ArcSight last week rolled out its bolstered security information management product used for aggregating data from multi-vendor equipment by adding a way for customers to spot patterns of attacks and automate a response.
ArcSight's SIM software today can aggregate security-related information from more than 50 different vendors to present data on a single management console. The company is adding the ability to correlate information it receives so that, for example, intrusion-detection system (IDS) activity can be matched with vulnerability assessment to reduce false positives in IDS.
The security firm's CTO, Hugh Njemanze, said ArcSight 3.0 will include a pattern-discovery capability so the SIM software can recognize threats such as repeated attempts to break into a network from multiple sources over a designated period.
"ArcSight 3.0 will discover patterns of activity based on a sequence of events that share targeted IP addresses," Njemanze says. "For example, if there is a repeated attempt at a brute-force break-in, it will use data mining to discover that."

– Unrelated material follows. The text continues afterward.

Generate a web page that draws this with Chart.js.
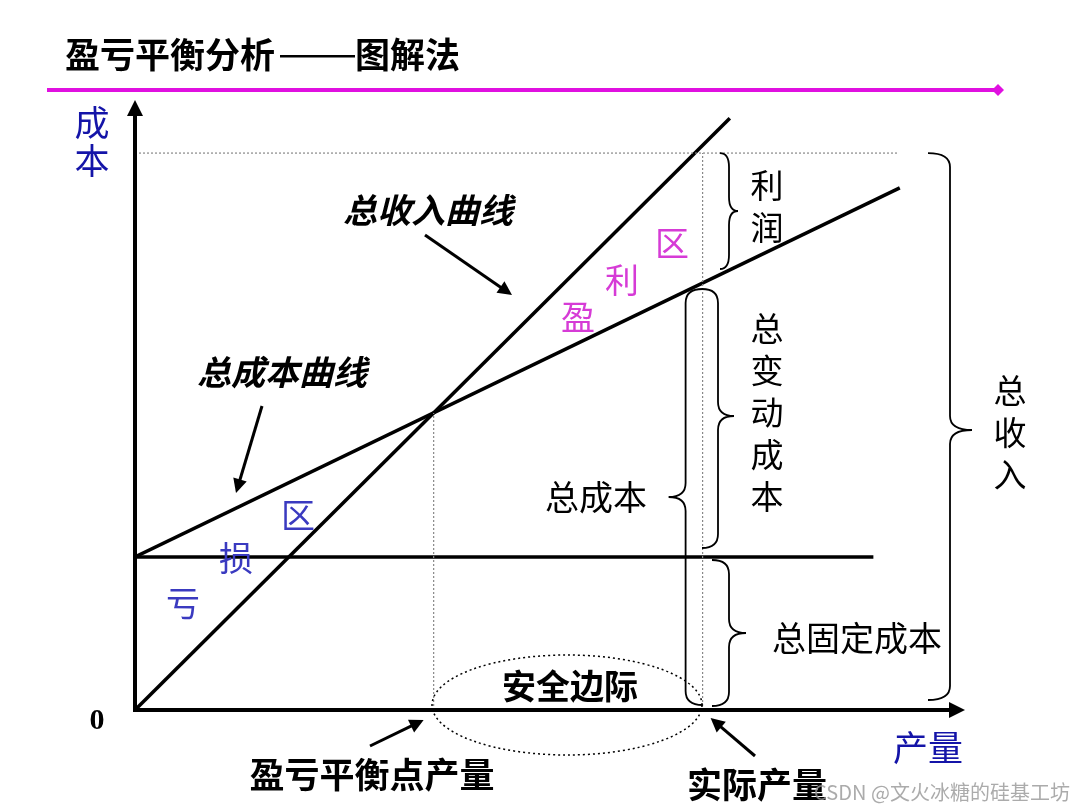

ArcSight software runs on several server platforms, including Microsoft Windows, Sun Microsystems Solaris and IBM.'s AIX. It has a management console that presents status reports that are based on data it collects from multiple vendor IDS, firewalls, routers, switches, servers and other vendor management consoles. The software stores the data it collects in an Oracle database or DB2 Enterprise Edition. Njemanze says ArcSight 3.0 will more actively use data mining of historical events to recognize patterns of attacks.
In addition, ArcSight 3.0 will be adding what he called "command-and-control" features that will let customers automate a response to an attack.
ArcSight customer Union Bank of California says it has already started making use of the automated response capability that will part of ArcSight 3.0.
If a person appears to be interacting with malicious intent against the bank's e-commerce servers, for example, ArcSight can issue a command to block the user's access to applications for at least a minute, says Bob Justus, senior vice president of corporate information security at the bank.
A Web server should not be originating an outbound packet, Justus says, and if that ever appeared to be occurring at Union Bank, ArcSight would help identify that and initiate a means to block an outbound connection.
"You can do more with this as you get more and more comfortable the information is accurate and correct," Justus says.
He says he uses ArcSight as a "vendor-agnostic" way to aggregate event data from the corporate IDS, firewalls, and application servers.
ArcSight competes against a number of SIM vendors, including GuardedNet, Intellitactics, eSecurity, NetForensics and NetIQ. In addition, larger vendors, including IBM, Computer Associates International and Symantec are adapting management products for multi-vendor security reporting.
The product ships at the end of this month and starts at US$75.000.